Wyoming’s Constitution makes the requirement for voter registration the only non-repealable law in Wyoming (Article 6, Section 12). This is precisely to prevent non-citizens from voting (Article 6, Sections 5 and 10!). But according to some lawyers (but not others), proof-of-residency rules must be determined by the legislature, not by Wyoming’s Chief Election officer. So, the problem remains unaddressed.
The average Wyoming citizen looks at the situation and says, “Fix it already!” Wyoming legislators have known about the residency loophole for over 50 years! (The U.S. Supreme Court invalidated Wyoming’s residency requirements about the same time that the same court temporarily invalidated Wyoming’s abortion laws.)
Almost eight months ago, the county clerks asked Gray to address the problem through administrative rules. If, instead, legislation should have been drafted, why are we finding out about it only now—after the legislature is adjourned? Wyomingites have every right to be exasperated.

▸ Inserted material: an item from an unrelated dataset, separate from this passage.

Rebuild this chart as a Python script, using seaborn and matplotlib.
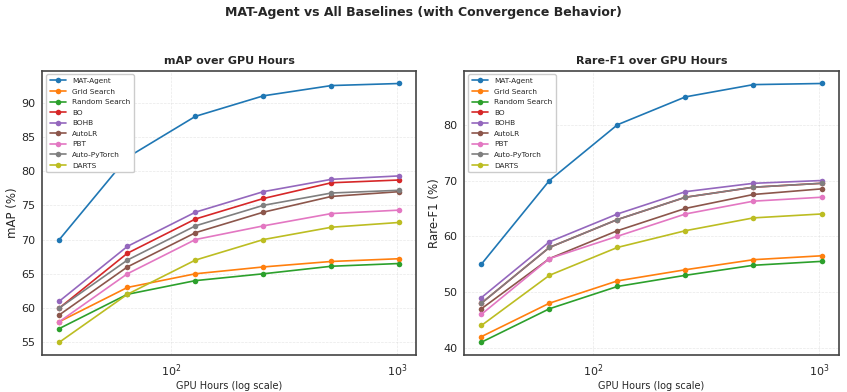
import pandas as pd
import matplotlib
matplotlib.use("Agg")
import matplotlib.pyplot as plt
import seaborn as sns

gpu_hours = [32, 64, 128, 256, 512, 1024]
methods = ['MAT-Agent', 'Grid Search', 'Random Search', 'BO', 'BOHB',
           'AutoLR', 'PBT', 'Auto-PyTorch', 'DARTS']

map_mat = [70, 82, 88, 91, 92.5, 92.8]
map_grid = [58, 63, 65, 66, 66.8, 67.2]
map_random = [57, 62, 64, 65, 66.1, 66.5]
map_bo = [60, 68, 73, 76, 78.3, 78.7]
map_bohb = [61, 69, 74, 77, 78.8, 79.3]
map_autolr = [59, 66, 71, 74, 76.3, 77.0]
map_pbt = [58, 65, 70, 72, 73.8, 74.3]
map_autopt = [60, 67, 72, 75, 76.8, 77.2]
map_darts = [55, 62, 67, 70, 71.8, 72.5]

f1_mat = [55, 70, 80, 85, 87.2, 87.4]
f1_grid = [42, 48, 52, 54, 55.8, 56.5]
f1_random = [41, 47, 51, 53, 54.8, 55.5]
f1_bo = [48, 58, 63, 67, 68.8, 69.5]
f1_bohb = [49, 59, 64, 68, 69.5, 70]
f1_autolr = [47, 56, 61, 65, 67.5, 68.5]
f1_pbt = [46, 56, 60, 64, 66.3, 67]
f1_autopt = [48, 58, 63, 67, 68.8, 69.5]
f1_darts = [44, 53, 58, 61, 63.3, 64]

map_series = [map_mat, map_grid, map_random, map_bo, map_bohb,
              map_autolr, map_pbt, map_autopt, map_darts]
f1_series = [f1_mat, f1_grid, f1_random, f1_bo, f1_bohb,
             f1_autolr, f1_pbt, f1_autopt, f1_darts]


def long_df(series, key):
    rows = []
    for m, vals in zip(methods, series):
        for x, v in zip(gpu_hours, vals):
            rows.append({'GPU Hours': x, 'Method': m, key: v})
    return pd.DataFrame(rows)


sns.set_style("whitegrid")
plt.rcParams['font.family'] = ['DejaVu Sans']

fig, axes = plt.subplots(1, 2, figsize=(8.47, 3.92), dpi=100)
fig.subplots_adjust(left=0.05, right=0.99, top=0.82, bottom=0.094, wspace=0.128)

panels = [(map_series, 'mAP', 'mAP (%)', 'mAP over GPU Hours', [55, 60, 65, 70, 75, 80, 85, 90]),
          (f1_series, 'Rare-F1', 'Rare-F1 (%)', 'Rare-F1 over GPU Hours', [40, 50, 60, 70, 80])]

for ax, (series, key, ylabel, title, yticks) in zip(axes, panels):
    df = long_df(series, key)
    sns.lineplot(data=df, x='GPU Hours', y=key, hue='Method', hue_order=methods,
                 palette='tab10', marker='o', markersize=4, markeredgewidth=0,
                 linewidth=1.2, ax=ax)
    ax.set_xscale('log')
    ax.set_yticks(yticks)
    ax.set_title(title, fontsize=8, fontweight='bold', pad=5)
    ax.set_xlabel('GPU Hours (log scale)', fontsize=7, labelpad=2)
    ax.set_ylabel(ylabel, fontsize=8.5, labelpad=2)
    ax.tick_params(axis='both', labelsize=8, pad=1.5)
    ax.grid(True, which='major', linestyle='--', linewidth=0.5, alpha=0.45)
    ax.grid(False, which='minor')
    for s in ax.spines.values():
        s.set_color('#444444')
        s.set_linewidth(1.2)
    ax.legend(loc='upper left', fontsize=5.3, frameon=True, edgecolor='#cccccc',
              framealpha=1, handlelength=2.2, labelspacing=0.6, borderpad=0.5)

fig.suptitle('MAT-Agent vs All Baselines (with Convergence Behavior)',
             fontsize=9, fontweight='bold', y=0.985)

fig.savefig('out.png', dpi=100)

But being the “get ‘er done” kind of people that we are, we simply expect common sense to prevail. Okay! If it takes legislative action—and not administrative rules—to require proof of residency, we can roll with that. Just write the legislation. It could have been written and passed two months ago. But it wasn’t.
Wyomingites naturally expect the Joint Corporations, Elections and Political Divisions Committee to write draft legislation for next year’s session. But the same Management Council that advised the governor to veto administrative residency rules, failed to assign that task to a legislative committee.
Proof of residency was not the only election reform that fell between the cracks. The House Corporations Committee also killed its own unanimously supported bill, HB 42 “Prohibition on private funds for conducting elections.” Rep. Cody Wylie, who moved to table the bill that would have protected Wyomingites from foreign election interference, explained that it could be taken up again during the interim. Then two days later, House leadership killed HB 38, a committee bill establishing a 30-days residency requirement. There seems to be a pattern, here.
Despite the stated intentions of legislative leadership to make these improvements, not a single one of these initiatives have been assigned as an interim topic for the 2025 legislative agenda. Why is that? At some point, the people of Wyoming must ask the question: Are legislative leaders interested in election integrity, or not?
It’s bad enough that three popular initiatives were fumbled by disputable procedural machinations. Failure to pick up the topic and try again leaves many to wonder if legislators were ever serious about advancing the ball in the first place.
I believe this entire travesty has made it extremely clear that "our" Legislators and especially "our" Governor have no interest whatsoever in election integrity...
In addition to that which you've just outlined, there's still on the books statutes that FORBID Wyomingites to look at the cast ballots, and FORBID ballots to be hand counted. Why on God's green Earth are EITHER of those in our statutes, let alone BOTH???
Because the steal is in. And, it's been in for some time, and they like it that way and want it to continue unabated. And ES&S (provider of "our" black box proprietary-programming electronic voting machines) is extremely happy to help.